I hate to dissappoint you, but…

December 22, 2008

Sorry can't help you“…I don’t have a solution for you. My suggestion would be that you come up with it yourself.”

That was this gist of my conversation with an acquaintance this weekend at a holiday party. I realize this answer is not terribly polite, but before you decide it’s because I had too much spiked eggnog, allow me to explain. The preceding conversation – like most party small talk – went something like this:

Guest:“So, how are things at work?”

Me: “Just great, thanks. And you?”

Guest: “Busy as usual. The recent economic downturn hasn’t affected us at all!”

Me: “Well that’s a relief!”

Guest: “It is. Speaking of work, you’ve never really explained to me what you do.”

Me: “Well…we’re kind of like corporate doctors. We teach companies how to run their business better by┬áteaching them how to think differently. This allows them to solve their own problems once and for all, without resorting to consultants. When they apply this new skill, they eliminate their recurring problems, make employees and customers happier and generally become much more competitive, innovative and exciting companies.”
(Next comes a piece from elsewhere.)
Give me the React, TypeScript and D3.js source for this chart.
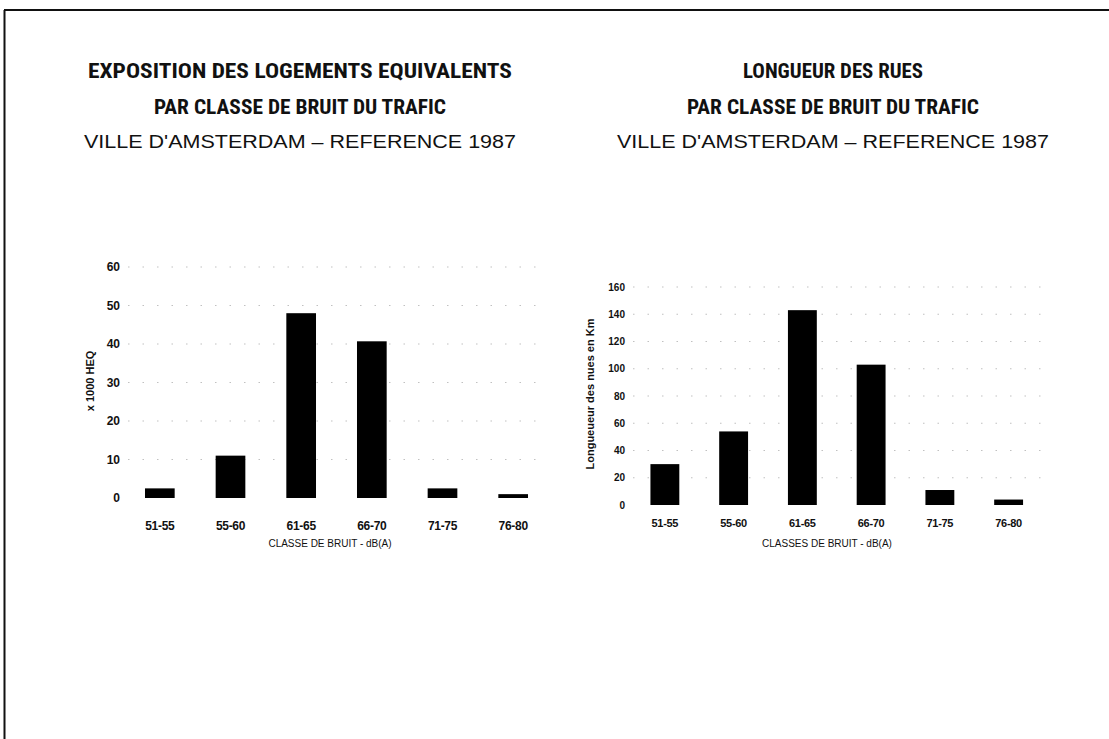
import React from "react";
import * as d3 from "d3";

const categories = ["51-55", "55-60", "61-65", "66-70", "71-75", "76-80"];
const logementsValues = [2.5, 11, 48, 40.7, 2.5, 1];
const ruesValues = [30, 54, 143, 103, 11, 4];
const leftTicks = [0, 10, 20, 30, 40, 50, 60];
const rightTicks = [0, 20, 40, 60, 80, 100, 120, 140, 160];

const W = 1109;
const H = 739;
const titleFont = "'Liberation Sans Narrow', 'Roboto Condensed', 'DejaVu Sans Condensed', Arial, sans-serif";
const axisFont = "'Liberation Sans', Arial, sans-serif";

type PanelProps = {
  values: number[];
  ticks: number[];
  yMax: number;
  xRange: [number, number];
  yRange: [number, number];
  tickX: number;
  tickSize: number;
  catSize: number;
  catY: number;
  yTitle: string;
  yTitleX: number;
  yTitleY: number;
  xTitle: string;
  xTitleX: number;
  xTitleY: number;
};

function Panel(p: PanelProps) {
  const x = d3.scaleBand<string>().domain(categories).range(p.xRange).paddingInner(0.58).paddingOuter(0.29);
  const y = d3.scaleLinear().domain([0, p.yMax]).range(p.yRange);
  return (
    <g>
      {p.ticks.map((t) => (
        <g key={t}>
          {t > 0 && (
            <line x1={p.tickX + 8} x2={p.xRange[1]} y1={y(t)} y2={y(t)} stroke="#999" strokeWidth={1} strokeDasharray="1.5,13" opacity={0.6} />
          )}
          <text x={p.tickX} y={y(t)} dy="0.35em" textAnchor="end" fontFamily={axisFont} fontWeight="bold" fontSize={p.tickSize} fill="#111">
            {t}
          </text>
        </g>
      ))}
      {categories.map((c, i) => (
        <g key={c}>
          <rect x={x(c)} y={y(p.values[i])} width={x.bandwidth()} height={y(0) - y(p.values[i])} fill="#000" />
          <text x={(x(c) as number) + x.bandwidth() / 2} y={p.catY} textAnchor="middle" fontFamily={axisFont} fontWeight="bold" fontSize={p.catSize} fill="#111" letterSpacing={-0.3}>
            {c}
          </text>
        </g>
      ))}
      <text transform={`translate(${p.yTitleX},${p.yTitleY}) rotate(-90)`} textAnchor="middle" fontFamily={axisFont} fontWeight="bold" fontSize={11} fill="#111">
        {p.yTitle}
      </text>
      <text x={p.xTitleX} y={p.xTitleY} textAnchor="middle" fontFamily={axisFont} fontSize={10} fill="#111">
        {p.xTitle}
      </text>
    </g>
  );
}

function Titles({ cx, l1, l2, l3, w1, w2 }: { cx: number; l1: string; l2: string; l3: string; w1: number; w2: number }) {
  return (
    <g fill="#111">
      <text x={cx} y={78} textAnchor="middle" fontFamily={titleFont} fontWeight="bold" fontSize={21} textLength={w1} lengthAdjust="spacingAndGlyphs">{l1}</text>
      <text x={cx} y={114} textAnchor="middle" fontFamily={titleFont} fontWeight="bold" fontSize={21} textLength={w2} lengthAdjust="spacingAndGlyphs">{l2}</text>
      <text x={cx} y={148} textAnchor="middle" fontFamily={axisFont} fontSize={18} textLength={432} lengthAdjust="spacingAndGlyphs">{l3}</text>
    </g>
  );
}

export default function App() {
  return (
    <svg width={W} height={H} style={{ position: "absolute", left: 0, top: 0, background: "#fff" }}>
      <rect x={0} y={0} width={W} height={H} fill="#fff" />
      <line x1={4} x2={W} y1={10} y2={10} stroke="#111" strokeWidth={2} />
      <line x1={4.5} x2={4.5} y1={10} y2={H} stroke="#111" strokeWidth={2} />
      <Titles cx={300} l1="EXPOSITION DES LOGEMENTS EQUIVALENTS" l2="PAR CLASSE DE BRUIT DU TRAFIC" l3="VILLE D'AMSTERDAM – REFERENCE 1987" w1={424} w2={292} />
      <Titles cx={833} l1="LONGUEUR DES RUES" l2="PAR CLASSE DE BRUIT DU TRAFIC" l3="VILLE D'AMSTERDAM – REFERENCE 1987" w1={180} w2={292} />
      <Panel
        values={logementsValues}
        ticks={leftTicks}
        yMax={60}
        xRange={[124.5, 548.5]}
        yRange={[498, 267]}
        tickX={120}
        tickSize={12}
        catSize={12}
        catY={530}
        yTitle="x 1000 HEQ"
        yTitleX={94}
        yTitleY={381}
        xTitle="CLASSE DE BRUIT - dB(A)"
        xTitleX={330}
        xTitleY={547}
      />
      <Panel
        values={ruesValues}
        ticks={rightTicks}
        yMax={160}
        xRange={[630.5, 1043]}
        yRange={[505, 287]}
        tickX={625}
        tickSize={10}
        catSize={11}
        catY={527}
        yTitle="Longueueur des nues en Km"
        yTitleX={594}
        yTitleY={394}
        xTitle="CLASSES DE BRUIT - dB(A)"
        xTitleX={827}
        xTitleY={547}
      />
    </svg>
  );
}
Guest: “Interesting,” she replied. “So you help companies solve problems…I wonder if you might have a suggestion for me. You see, we have this problem at work. On the outside we appear to be really progressive – we have these great workplace policies that allow women to balance their time at work and at home, but in reality the culture is that women are expected to work just as hard as the men do – regardless of whether or not they want to take time out to start a family. In fact, the big bosses look down upon them when they want to take advantage of these policies. We’ve come to realize that this is a major issue, but nobody wants to take the first step in resolving or challenging it. So what would you suggest? A 1-800 hotline? A sensitivity training seminar?”

Me: “Well, if you were my client, I’d coach you through the 11 steps of the Tatham Approach. But first, you would have to convince all of the executive leaders of your company to go to Boot Camp, where they would learn a new way of thinking. Then, it would mean that your whole company would get started on a journey of shifting the culture and mindset by launching various teams to tackle high-stake important processes – such as the one you’re describing.”

Guest: “Hmmm. Interesting. We should keep in touch,” as she reaches for another shrimp. [While she may have been genuinely interested, the expression on her face seemed to say, “Really? You mean we actually have to do the work? Can’t you just come up with something for us?”]

At this point our conversation was interrupted and we switched to talking about where the best beaches are in the Caribbean. But if we had continued, I would have said, “Very likely what would happen is that you and six other people from various departments in your company – that would each have a stake in this process – would get together and spend six weeks coming up with your own solution to this problem. You would then experiment, find the root cause of the problem, prototype a solution and then implement the one that works.”

I can see how this hardly sounds exciting, much less when it’s discussed over a wheel of brie and a shrimp ring – but the truth is, process work IS tedious. It can be boring. It can also be painfully difficult – full of confrontation, ambiguity, resistance and sabotage. And what’s worse, is that we make our clients do all the hard work. The problem is that often when people want to fix a problem, they look for a quick fix or a silver bullet. They want someone to walk in, wave a magic wand and *poof* all the problems are gone.

That’s a great short-term solution, but sooner or later the problem will come back. The only way to really eliminate a problem is to look at the root cause and have the people who work in that environment every single day come up with their own solution. Not only will they come up with the best one, but since it’s their idea, it’s much more likely to stick.

My conversation partner may have been sorely disappointed, but that’s exactly why clients hire us: using their own people, to come up with their own solutions, customized for their own company, so that they have long-term change. And what could be disappointing in that?